You+M.E. (and me)

I didn’t know anything about ME/CFS before my cousin was diagnosed with the disease. His diagnosis followed months of increasingly severe symptoms and baffled doctors. Even after his diagnosis, there was little doctors could do to help him apart from treating the most acute symptoms of the disease. Years later, there is still no consensus treatment, but the tireless advocacy of ME/CFS patients and allies has made gains in understanding the disease despite a lack of funding and education from the medical community at large.
The You+M.E. registry has arisen from this community effort. It seeks to serve as a repository of data from ME/CFS patients and healthy controls to make it easier for interested researchers to study ME/CFS. One of the biggest barriers to studying any disease is the time and expense required to recruit and collect data from a target population. You+M.E. enables interested researchers who may not have the resources to recruit their own patients to study ME/CFS. This registry will dramatically expand the pool of intellectual capital available to research this disease.
Healthy controls are a critical part of any medical study, and the research associated with You+M.E. is no different. It’s impossible to determine what it means to be sick without knowing what it means to be healthy. Researchers can look beyond the most obvious differences between people with and without ME/CFS to discover unexpected and unknown ways in which ME/CFS impacts people’s lives. These discoveries can offer insight into both the causes of the disease and help educate medical professionals about previously undocumented symptoms.
Realizing how crucial healthy controls are for the study, I decided to participate myself. Signing up was super easy. The initial process only took a few minutes. The informed consent forms (which are often a hassle in medical studies) were thorough but not overwhelming. The other surveys were divided into bite-sized pieces, and I could save and come back at any time. It took me a little more than 15 minutes for the initial round of surveys. I’m sure it would have been more challenging for someone with ME/CFS, but from a control’s perspective most of what you’re doing is saying that you don’t have any symptoms. It’s still important to answer the questions thoughtfully, as the potential discoveries your data could yield rely on accurate information from both patients and controls.

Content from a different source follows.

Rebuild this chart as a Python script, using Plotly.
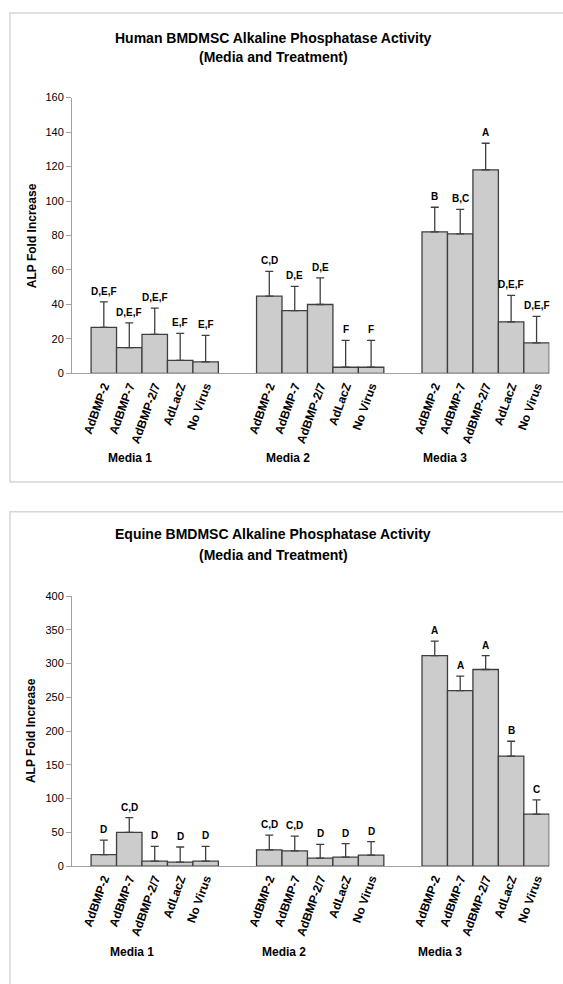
import plotly.graph_objects as go

treatments = ["AdBMP-2", "AdBMP-7", "AdBMP-2/7", "AdLacZ", "No Virus"]
media = ["Media 1", "Media 2", "Media 3"]

human_mean = [26.7, 15.0, 22.7, 7.6, 6.7,
              44.8, 36.4, 40.0, 3.6, 3.6,
              82.1, 81.0, 118.1, 29.9, 17.7]
human_err = [14.8, 14.3, 15.2, 15.6, 15.4,
             14.4, 14.1, 15.4, 15.6, 15.6,
             14.3, 14.2, 15.4, 15.4, 15.4]
human_letters = ["D,E,F", "D,E,F", "D,E,F", "E,F", "E,F",
                 "C,D", "D,E", "D,E", "F", "F",
                 "B", "B,C", "A", "D,E,F", "D,E,F"]

equine_mean = [17.1, 49.8, 7.3, 5.9, 7.3,
               23.9, 22.4, 11.7, 13.2, 16.1,
               311.7, 260.0, 291.2, 162.9, 77.1]
equine_err = [21.4, 21.9, 22.0, 22.4, 22.0,
              22.0, 22.0, 20.5, 20.0, 20.0,
              21.5, 21.5, 20.5, 22.0, 20.9]
equine_letters = ["D", "C,D", "D", "D", "D",
                  "C,D", "C,D", "D", "D", "D",
                  "A", "A", "A", "B", "C"]

titles = ["Human BMDMSC Alkaline Phosphatase Activity",
          "Equine BMDMSC Alkaline Phosphatase Activity"]
subtitle = "(Media and Treatment)"
y_title = "ALP Fold Increase"

W, H = 563, 984
FONT = "Liberation Sans, Arial, sans-serif"


def px(x):
    return x / W


def py(y):
    return 1 - y / H


# category positions (slot units): groups of 5 separated by 1.5-slot gaps
positions = []
for g in range(len(media)):
    for i in range(len(treatments)):
        positions.append(0.75 + g * 6.5 + i + 0.5)
ticktext = treatments * len(media)

fig = go.Figure()

charts = [
    dict(mean=human_mean, err=human_err, letters=human_letters, xa="x", ya="y",
         ymax=160, dtick=20, top=92.7, bottom=372.0, box=(7, 482),
         t1=32, t2=52, media_y=458, media_x=[130, 288, 445], ytitle_y=233, ytitle_x=32),
    dict(mean=equine_mean, err=equine_err, letters=equine_letters, xa="x2", ya="y2",
         ymax=400, dtick=50, top=597.3, bottom=870.7, box=(512, 1000),
         t1=535, t2=556, media_y=958, media_x=[132, 284, 440], ytitle_y=734, ytitle_x=31),
]

annotations = []
shapes = []
for k, c in enumerate(charts):
    fig.add_trace(go.Bar(
        x=positions, y=c["mean"], width=[1] * len(positions),
        xaxis=c["xa"], yaxis=c["ya"],
        marker=dict(color="#CCCCCC", line=dict(color="#3F3F3F", width=1.3)),
        error_y=dict(type="data", array=c["err"], arrayminus=[0] * len(c["err"]),
                     symmetric=False, color="#3F3F3F", thickness=1.3, width=4),
        showlegend=False, hoverinfo="skip",
    ))
    for xp, m, e, lab in zip(positions, c["mean"], c["err"], c["letters"]):
        annotations.append(dict(
            x=xp, y=m + e, xref=c["xa"], yref=c["ya"], text=lab, showarrow=False,
            yanchor="bottom", yshift=3,
            font=dict(family=FONT, size=10, color="black", weight="bold")))
    annotations.append(dict(x=px(273), y=py(c["t1"]), xref="paper", yref="paper",
                            text=titles[k], showarrow=False, xanchor="center", yanchor="middle",
                            font=dict(family=FONT, size=14, color="black", weight="bold")))
    annotations.append(dict(x=px(273), y=py(c["t2"]), xref="paper", yref="paper",
                            text=subtitle, showarrow=False, xanchor="center", yanchor="middle",
                            font=dict(family=FONT, size=14, color="black", weight="bold")))
    annotations.append(dict(x=px(c["ytitle_x"]), y=py(c["ytitle_y"]), xref="paper", yref="paper",
                            text=y_title, showarrow=False, textangle=-90,
                            xanchor="center", yanchor="middle",
                            font=dict(family=FONT, size=12, color="black", weight="bold")))
    for mx, mname in zip(c["media_x"], media):
        annotations.append(dict(x=px(mx), y=py(c["media_y"]), xref="paper", yref="paper",
                                text=mname, showarrow=False, xanchor="center", yanchor="middle",
                                font=dict(family=FONT, size=12, color="black", weight="bold")))
    shapes.append(dict(type="rect", xref="paper", yref="paper",
                       x0=px(10), x1=1.05, y0=py(c["box"][1]), y1=py(c["box"][0]),
                       line=dict(color="#D6D6D6", width=1.5), fillcolor="rgba(0,0,0,0)",
                       layer="below"))

    xaxis = dict(domain=[px(72), px(549.3)], range=[0, 18.75], anchor=c["ya"],
                 showline=True, linecolor="#A0A0A0", linewidth=1, ticks="",
                 tickmode="array", tickvals=positions, ticktext=ticktext, tickangle=-70,
                 tickfont=dict(family=FONT, size=12, color="black", weight="bold"),
                 showgrid=False, zeroline=False, fixedrange=True)
    yaxis = dict(domain=[py(c["bottom"]), py(c["top"])], range=[0, c["ymax"]],
                 dtick=c["dtick"], tick0=0, anchor=c["xa"],
                 showline=True, linecolor="#A0A0A0", linewidth=1,
                 ticks="outside", ticklen=5, tickcolor="#A0A0A0",
                 tickfont=dict(family=FONT, size=11, color="black"),
                 showgrid=False, zeroline=False, fixedrange=True)
    if k == 0:
        fig.update_layout(xaxis=xaxis, yaxis=yaxis)
    else:
        fig.update_layout(xaxis2=xaxis, yaxis2=yaxis)

fig.update_layout(
    width=W, height=H, margin=dict(l=0, r=0, t=0, b=0),
    paper_bgcolor="white", plot_bgcolor="white",
    annotations=annotations, shapes=shapes, showlegend=False,
    font=dict(family=FONT, color="black"),
)

fig.write_html("out.html", config={"displayModeBar": False},
               post_script="document.body.style.margin='0px';document.body.style.overflow='hidden';")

Being a control in the You+M.E. registry is easy, and it’s one of the simplest things you can do to help people with ME/CFS. As the registry grows with more and more patients and controls, it will become an increasingly useful resource for the community and researchers studying the disease. It will help attract new researchers to the field and serve as a platform for people already studying ME/CFS to recruit from a willing pool of both healthy controls and people with ME/CFS. I’m hopeful that this effort will continue to move the needle forward toward understanding and treating ME/CFS.